- _Goal_:
Leave out the images and repeat the listing below without a single change.

- _Material_:
※

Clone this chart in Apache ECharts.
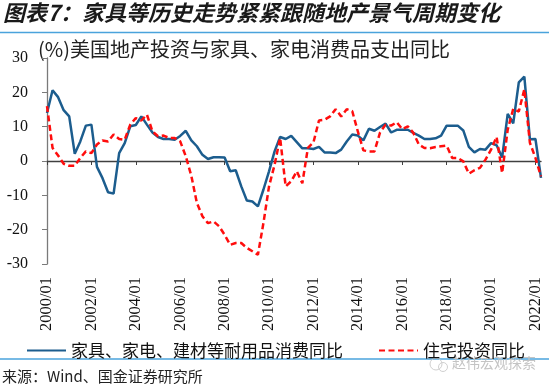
<!DOCTYPE html>
<html>
<head>
<meta charset="utf-8">
<script src="https://cdn.jsdelivr.net/npm/echarts@6/dist/echarts.min.js"></script>
<style>
html,body{margin:0;padding:0;background:#fff;}
#c{width:550px;height:384px;}
</style>
</head>
<body>
<div id="c"></div>
<script>
// Quarterly categories 2000Q1 .. 2022Q2 (labelled yyyy/mm)
const categories = [];
for (let y = 2000; y <= 2022; y++) {
  for (const m of ['01','04','07','10']) {
    if (y === 2022 && (m === '07' || m === '10')) continue;
    categories.push(y + '/' + m);
  }
}
const durableName = '家具、家电、建材等耐用品消费同比';
const housingName = '住宅投资同比';
const durableYoY = [
  14, 20.6, 18.6, 14.8, 13, 2.1, 5.7, 10.3, 10.6, -1.7,
  -5, -9.1, -9.5, 2.3, 5.2, 10.1, 10.5, 13, 10.6, 8.3,
  7, 6.4, 6.4, 6.2, 7.3, 8.8, 6.0, 4.3, 1.8, 0.6,
  1.1, 1.1, 1.0, -3.0, -2.7, -7.4, -11.5, -11.8, -13.2, -8.3,
  -3, 2.8, 7, 6.4, 7.3, 5.5, 3.7, 3.7, 3.5, 4.1,
  2.5, 2.5, 2.3, 3.3, 5.7, 7.7, 7.4, 6, 9.4, 8.8,
  9.9, 10.9, 8.3, 9.1, 9.1, 9.1, 8.2, 7.4, 6.4, 6.4,
  6.6, 7.4, 10.3, 10.3, 10.3, 8.9, 4.1, 2.5, 3.5, 3.3,
  5.2, 4.6, 1.0, 13.7, 11.0, 22.9, 24.6, 6.3, 6.4, -4.9
];
const housingYoY = [
  16, 3.8, 1.6, -0.8, -1.4, -1.4, 0.9, 2.8, 2.3, 4.8,
  6.0, 5.7, 7.7, 6.4, 6.2, 10.6, 12.5, 11.8, 13.5, 8.6,
  7.2, 7.4, 6.7, 6.7, 5.7, 1.4, -4.3, -12.2, -16.1, -18.1,
  -17.6, -19, -21.5, -24.4, -23.9, -23.9, -25.3, -26.3, -27.3, -18,
  -7.4, -1.1, 6.7, -7.4, -5.9, -3.0, -6.5, 3.8, 5.4, 11.8,
  12, 13, 15.1, 13, 15.1, 14.5, 8.6, 3.1, 2.8, 2.8,
  8.3, 10.6, 10.3, 11.3, 9.3, 10.1, 8.2, 4.8, 3.8, 3.7,
  4.1, 4.3, 4.5, 0.9, 0.9, -0.1, -3.7, -2.7, -2, 0.4,
  3.3, 7, -3.5, 9.1, 15.2, 14.4, 20.9, 5.3, 0.9, -4.5
];
const yTicks = {min: -30, max: 30, interval: 10};

const CJK = '"Noto Sans CJK SC", "Noto Sans", sans-serif';
const SERIF = '"Liberation Serif", "DejaVu Serif", serif';

const chart = echarts.init(document.getElementById('c'), null, {renderer: 'canvas'});
chart.setOption({
  animation: false,
  backgroundColor: '#fff',
  grid: {left: 47, top: 58, width: 494, height: 206, containLabel: false},
  legend: [
    {left: 21, top: 337, itemWidth: 39, itemHeight: 14, itemGap: 0,
     itemStyle: {opacity: 0},
     data: [durableName], textStyle: {fontSize: 17, fontFamily: CJK, color: '#111'}},
    {left: 373, top: 337, itemWidth: 39, itemHeight: 14, itemGap: 0,
     itemStyle: {opacity: 0},
     data: [housingName], textStyle: {fontSize: 17, fontFamily: CJK, color: '#111'}}
  ],
  xAxis: [
    {type: 'category', data: categories, boundaryGap: false, position: 'bottom',
     axisLine: {onZero: true, lineStyle: {color: '#404040', width: 1.3}},
     axisTick: {show: true, interval: 7, length: 4, lineStyle: {color: '#404040'}},
     axisLabel: {show: false}, splitLine: {show: false}},
    {type: 'category', data: categories, boundaryGap: false, position: 'bottom',
     axisLine: {show: false, onZero: false}, axisTick: {show: false},
     axisLabel: {show: true, interval: 7, rotate: 90, margin: 13, fontSize: 16.5,
                 fontFamily: SERIF, color: '#111'},
     splitLine: {show: false}}
  ],
  yAxis: {
    type: 'value', min: yTicks.min, max: yTicks.max, interval: yTicks.interval,
    axisLine: {show: true, lineStyle: {color: '#7a7a7a', width: 1.3}},
    axisTick: {show: true, length: 5, lineStyle: {color: '#7a7a7a'}},
    axisLabel: {fontSize: 16, fontFamily: SERIF, color: '#111', margin: 19},
    splitLine: {show: false}
  },
  series: [
    {name: durableName, type: 'line', data: durableYoY, xAxisIndex: 0,
     symbol: 'none', lineStyle: {color: '#1c5d8e', width: 2.5}, itemStyle: {color: '#1c5d8e'}},
    {name: housingName, type: 'line', data: housingYoY, xAxisIndex: 0,
     symbol: 'none', lineStyle: {color: '#ff0d0d', width: 2.5, type: [6, 3.5]}, itemStyle: {color: '#ff0d0d'}}
  ],
  graphic: [
    {type: 'text', left: 3, top: 2,
     style: {text: '图表7：家具等历史走势紧紧跟随地产景气周期变化', fill: '#1a1a1a',
             font: 'italic bold 22px ' + CJK}},
    {type: 'line', shape: {x1: 0, y1: 32.5, x2: 549, y2: 32.5},
     style: {stroke: '#4aa3dc', lineWidth: 1.5}},
    {type: 'text', left: 38, top: 39,
     style: {text: '(%)美国地产投资与家具、家电消费品支出同比', fill: '#222',
             font: '20px ' + CJK}},
    {type: 'line', shape: {x1: 0, y1: 359, x2: 549, y2: 359},
     style: {stroke: '#4aa3dc', lineWidth: 1.5}},
    {type: 'text', left: 2, top: 369,
     style: {text: '来源：Wind、国金证券研究所', fill: '#222', font: '15px ' + CJK}},
    {type: 'circle', shape: {cx: 436, cy: 364, r: 6},
     style: {fill: 'none', stroke: '#d0d0d0', lineWidth: 1}},
    {type: 'circle', shape: {cx: 443, cy: 367, r: 4.5},
     style: {fill: 'none', stroke: '#d0d0d0', lineWidth: 1}},
    {type: 'text', left: 452, top: 356,
     style: {text: '赵伟宏观探索', fill: '#c4c4c4', font: '14px ' + CJK}}
  ]
});
</script>
</body>
</html>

※

- _Task answer_:
Clone this chart in Apache ECharts.
<!DOCTYPE html>
<html>
<head>
<meta charset="utf-8">
<script src="https://cdn.jsdelivr.net/npm/echarts@6/dist/echarts.min.js"></script>
<style>
html,body{margin:0;padding:0;background:#fff;}
#c{width:550px;height:384px;}
</style>
</head>
<body>
<div id="c"></div>
<script>
// Quarterly categories 2000Q1 .. 2022Q2 (labelled yyyy/mm)
const categories = [];
for (let y = 2000; y <= 2022; y++) {
  for (const m of ['01','04','07','10']) {
    if (y === 2022 && (m === '07' || m === '10')) continue;
    categories.push(y + '/' + m);
  }
}
const durableName = '家具、家电、建材等耐用品消费同比';
const housingName = '住宅投资同比';
const durableYoY = [
  14, 20.6, 18.6, 14.8, 13, 2.1, 5.7, 10.3, 10.6, -1.7,
  -5, -9.1, -9.5, 2.3, 5.2, 10.1, 10.5, 13, 10.6, 8.3,
  7, 6.4, 6.4, 6.2, 7.3, 8.8, 6.0, 4.3, 1.8, 0.6,
  1.1, 1.1, 1.0, -3.0, -2.7, -7.4, -11.5, -11.8, -13.2, -8.3,
  -3, 2.8, 7, 6.4, 7.3, 5.5, 3.7, 3.7, 3.5, 4.1,
  2.5, 2.5, 2.3, 3.3, 5.7, 7.7, 7.4, 6, 9.4, 8.8,
  9.9, 10.9, 8.3, 9.1, 9.1, 9.1, 8.2, 7.4, 6.4, 6.4,
  6.6, 7.4, 10.3, 10.3, 10.3, 8.9, 4.1, 2.5, 3.5, 3.3,
  5.2, 4.6, 1.0, 13.7, 11.0, 22.9, 24.6, 6.3, 6.4, -4.9
];
const housingYoY = [
  16, 3.8, 1.6, -0.8, -1.4, -1.4, 0.9, 2.8, 2.3, 4.8,
  6.0, 5.7, 7.7, 6.4, 6.2, 10.6, 12.5, 11.8, 13.5, 8.6,
  7.2, 7.4, 6.7, 6.7, 5.7, 1.4, -4.3, -12.2, -16.1, -18.1,
  -17.6, -19, -21.5, -24.4, -23.9, -23.9, -25.3, -26.3, -27.3, -18,
  -7.4, -1.1, 6.7, -7.4, -5.9, -3.0, -6.5, 3.8, 5.4, 11.8,
  12, 13, 15.1, 13, 15.1, 14.5, 8.6, 3.1, 2.8, 2.8,
  8.3, 10.6, 10.3, 11.3, 9.3, 10.1, 8.2, 4.8, 3.8, 3.7,
  4.1, 4.3, 4.5, 0.9, 0.9, -0.1, -3.7, -2.7, -2, 0.4,
  3.3, 7, -3.5, 9.1, 15.2, 14.4, 20.9, 5.3, 0.9, -4.5
];
const yTicks = {min: -30, max: 30, interval: 10};

const CJK = '"Noto Sans CJK SC", "Noto Sans", sans-serif';
const SERIF = '"Liberation Serif", "DejaVu Serif", serif';

const chart = echarts.init(document.getElementById('c'), null, {renderer: 'canvas'});
chart.setOption({
  animation: false,
  backgroundColor: '#fff',
  grid: {left: 47, top: 58, width: 494, height: 206, containLabel: false},
  legend: [
    {left: 21, top: 337, itemWidth: 39, itemHeight: 14, itemGap: 0,
     itemStyle: {opacity: 0},
     data: [durableName], textStyle: {fontSize: 17, fontFamily: CJK, color: '#111'}},
    {left: 373, top: 337, itemWidth: 39, itemHeight: 14, itemGap: 0,
     itemStyle: {opacity: 0},
     data: [housingName], textStyle: {fontSize: 17, fontFamily: CJK, color: '#111'}}
  ],
  xAxis: [
    {type: 'category', data: categories, boundaryGap: false, position: 'bottom',
     axisLine: {onZero: true, lineStyle: {color: '#404040', width: 1.3}},
     axisTick: {show: true, interval: 7, length: 4, lineStyle: {color: '#404040'}},
     axisLabel: {show: false}, splitLine: {show: false}},
    {type: 'category', data: categories, boundaryGap: false, position: 'bottom',
     axisLine: {show: false, onZero: false}, axisTick: {show: false},
     axisLabel: {show: true, interval: 7, rotate: 90, margin: 13, fontSize: 16.5,
                 fontFamily: SERIF, color: '#111'},
     splitLine: {show: false}}
  ],
  yAxis: {
    type: 'value', min: yTicks.min, max: yTicks.max, interval: yTicks.interval,
    axisLine: {show: true, lineStyle: {color: '#7a7a7a', width: 1.3}},
    axisTick: {show: true, length: 5, lineStyle: {color: '#7a7a7a'}},
    axisLabel: {fontSize: 16, fontFamily: SERIF, color: '#111', margin: 19},
    splitLine: {show: false}
  },
  series: [
    {name: durableName, type: 'line', data: durableYoY, xAxisIndex: 0,
     symbol: 'none', lineStyle: {color: '#1c5d8e', width: 2.5}, itemStyle: {color: '#1c5d8e'}},
    {name: housingName, type: 'line', data: housingYoY, xAxisIndex: 0,
     symbol: 'none', lineStyle: {color: '#ff0d0d', width: 2.5, type: [6, 3.5]}, itemStyle: {color: '#ff0d0d'}}
  ],
  graphic: [
    {type: 'text', left: 3, top: 2,
     style: {text: '图表7：家具等历史走势紧紧跟随地产景气周期变化', fill: '#1a1a1a',
             font: 'italic bold 22px ' + CJK}},
    {type: 'line', shape: {x1: 0, y1: 32.5, x2: 549, y2: 32.5},
     style: {stroke: '#4aa3dc', lineWidth: 1.5}},
    {type: 'text', left: 38, top: 39,
     style: {text: '(%)美国地产投资与家具、家电消费品支出同比', fill: '#222',
             font: '20px ' + CJK}},
    {type: 'line', shape: {x1: 0, y1: 359, x2: 549, y2: 359},
     style: {stroke: '#4aa3dc', lineWidth: 1.5}},
    {type: 'text', left: 2, top: 369,
     style: {text: '来源：Wind、国金证券研究所', fill: '#222', font: '15px ' + CJK}},
    {type: 'circle', shape: {cx: 436, cy: 364, r: 6},
     style: {fill: 'none', stroke: '#d0d0d0', lineWidth: 1}},
    {type: 'circle', shape: {cx: 443, cy: 367, r: 4.5},
     style: {fill: 'none', stroke: '#d0d0d0', lineWidth: 1}},
    {type: 'text', left: 452, top: 356,
     style: {text: '赵伟宏观探索', fill: '#c4c4c4', font: '14px ' + CJK}}
  ]
});
</script>
</body>
</html>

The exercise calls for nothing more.